Starting at the first line of the data, please print exactly those lines through the one that holds "1.046, 1.113, 1.242, 1.296, 1.236, 1.136, 0.620, 0.205]", omitting every picture.

• Available data:
— START —
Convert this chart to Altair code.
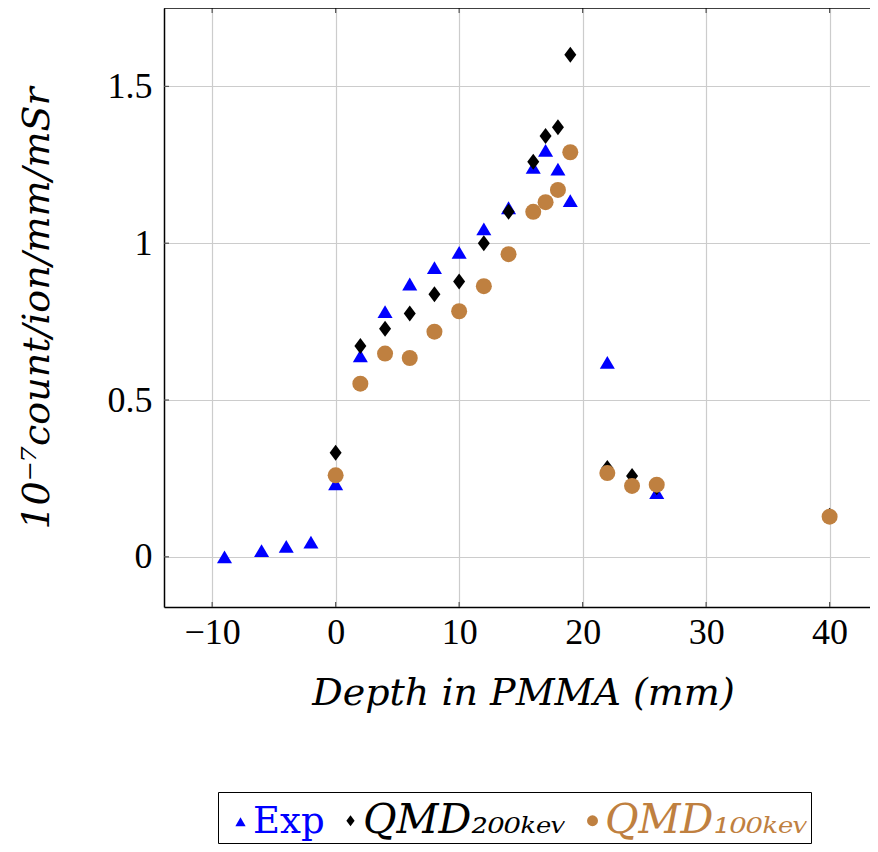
import altair as alt
import pandas as pd

# ---- data ----
series_names = ["Exp", "QMD200", "QMD100"]
series_colors = ["#0000ff", "#000000", "#bf8040"]

exp_x = [-9, -6, -4, -2, 0, 2, 4, 6, 8, 10, 12, 14, 16, 17, 18, 19, 22, 26]
exp_y = [0.00, 0.02, 0.033, 0.047, 0.233, 0.641, 0.782, 0.870, 0.922, 0.971,
         1.046, 1.113, 1.242, 1.296, 1.236, 1.136, 0.620, 0.205]

qmd200_x = [0, 2, 4, 6, 8, 10, 12, 14, 16, 17, 18, 19, 22, 24, 26, 40]
qmd200_y = [0.332, 0.672, 0.727, 0.776, 0.837, 0.878, 1.000, 1.100, 1.260,
            1.342, 1.370, 1.601, 0.283, 0.258, 0.222, 0.131]

qmd100_x = [0, 2, 4, 6, 8, 10, 12, 14, 16, 17, 18, 19, 22, 24, 26, 40]
qmd100_y = [0.260, 0.552, 0.648, 0.634, 0.718, 0.783, 0.863, 0.965, 1.100,
            1.131, 1.170, 1.290, 0.267, 0.226, 0.230, 0.128]

x_ticks = [-10, 0, 10, 20, 30, 40]
y_ticks = [0, 0.5, 1, 1.5]

x_title = "Depth in PMMA (mm)"
y_title = "10⁻⁷count/ion/mm/mSr"

# ---- build table ----
rows = []
for name, xs, ys in [("Exp", exp_x, exp_y), ("QMD200", qmd200_x, qmd200_y),
                     ("QMD100", qmd100_x, qmd100_y)]:
    for a, b in zip(xs, ys):
        rows.append({"series": name, "x": a, "y": b})
df = pd.DataFrame(rows)

W, H = 706, 599
FONT = "Liberation Serif"
IFONT = "DejaVu Serif"
FS = 36
TFS = 38

TRI = "M0,-0.8L0.94,0.8L-0.94,0.8Z"
DIA = "M0,-1L0.75,0L0,1L-0.75,0Z"

xscale = alt.Scale(domain=[-13.9, 43.27], nice=False, zero=False)
yscale = alt.Scale(domain=[-0.16, 1.75], nice=False, zero=False)

legend = alt.Legend(
    orient="none", legendX=54, legendY=784, direction="horizontal",
    title=" ", titleFontSize=2, titlePadding=4,
    strokeColor="black", fillColor="white", padding=2, cornerRadius=0,
    symbolSize=120, symbolStrokeWidth=0, symbolOpacity=1,
    labelFont=IFONT, labelLimit=500, labelOffset={"expr": "-8"},
    columnPadding=5,
    labelExpr="datum.value == 'Exp' ? 'Exp' : datum.value == 'QMD200' ? 'QMD₂₀₀ₖₑᵥ' : 'QMD₁₀₀ₖₑᵥ'",
    labelColor={"expr": "datum.value == 'Exp' ? '#0000ff' : datum.value == 'QMD200' ? '#000000' : '#bf8040'"},
    labelFontStyle={"expr": "datum.value == 'Exp' ? 'normal' : 'italic'"},
    labelFontSize={"expr": "datum.value == 'Exp' ? 37 : 41"},
)

x_axis = alt.Axis(values=x_ticks, title=x_title, titleX=359, titleY=86,
                  titleBaseline="middle", titleAlign="center", titleFontStyle="italic",
                  titleFont=IFONT, titleFontSize=TFS)
y_axis = alt.Axis(values=y_ticks, format="~g", title=y_title, titleX=-127,
                  titleY=300, titleBaseline="middle", titleAlign="center",
                  titleFontStyle="italic", titleFont=IFONT, titleFontSize=TFS)

points = alt.Chart(df).mark_point(filled=True, opacity=1, size=256, strokeWidth=0).encode(
    x=alt.X("x:Q", scale=xscale, axis=x_axis),
    y=alt.Y("y:Q", scale=yscale, axis=y_axis),
    color=alt.Color("series:N", scale=alt.Scale(domain=series_names, range=series_colors),
                    legend=legend),
    shape=alt.Shape("series:N", scale=alt.Scale(domain=series_names, range=[TRI, DIA, "circle"]),
                    legend=legend),
)

xt_df = pd.DataFrame({"x": x_ticks})
yt_df = pd.DataFrame({"y": y_ticks})
one = pd.DataFrame({"x": [0]})

tick_color = "#555555"
xt_bottom = alt.Chart(xt_df).mark_rule(color=tick_color, strokeWidth=1.2).encode(
    x=alt.X("x:Q", scale=xscale, axis=x_axis), y=alt.value(H - 5), y2=alt.value(H))
xt_top = alt.Chart(xt_df).mark_rule(color=tick_color, strokeWidth=1.2).encode(
    x=alt.X("x:Q", scale=xscale, axis=x_axis), y=alt.value(0), y2=alt.value(5))
yt_left = alt.Chart(yt_df).mark_rule(color=tick_color, strokeWidth=1.2).encode(
    y=alt.Y("y:Q", scale=yscale, axis=y_axis), x=alt.value(0), x2=alt.value(5))
top_spine = alt.Chart(one).mark_rule(color="black", strokeWidth=1.5).encode(
    x=alt.value(0), x2=alt.value(W), y=alt.value(0))

chart = alt.layer(points, xt_bottom, xt_top, yt_left, top_spine).properties(
    width=W, height=H,
    autosize=alt.AutoSizeParams(type="none"),
    padding={"left": 156, "top": 0, "right": 0, "bottom": 245},
).configure_view(stroke=None).configure_axis(
    domainColor="black", domainWidth=1.5, grid=True, gridColor="#cccccc", gridWidth=1.2,
    ticks=False, labelFont=FONT, labelFontSize=FS, labelColor="black", labelPadding=10,
    titleColor="black", titleFontWeight="normal",
).configure_axisX(labelPadding=8).configure_axisY(labelPadding=12)

chart.save("out.html", embed_options={"renderer": "svg", "actions": False})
— END —
• Answer to this task:
Convert this chart to Altair code.
import altair as alt
import pandas as pd

# ---- data ----
series_names = ["Exp", "QMD200", "QMD100"]
series_colors = ["#0000ff", "#000000", "#bf8040"]

exp_x = [-9, -6, -4, -2, 0, 2, 4, 6, 8, 10, 12, 14, 16, 17, 18, 19, 22, 26]
exp_y = [0.00, 0.02, 0.033, 0.047, 0.233, 0.641, 0.782, 0.870, 0.922, 0.971,
         1.046, 1.113, 1.242, 1.296, 1.236, 1.136, 0.620, 0.205]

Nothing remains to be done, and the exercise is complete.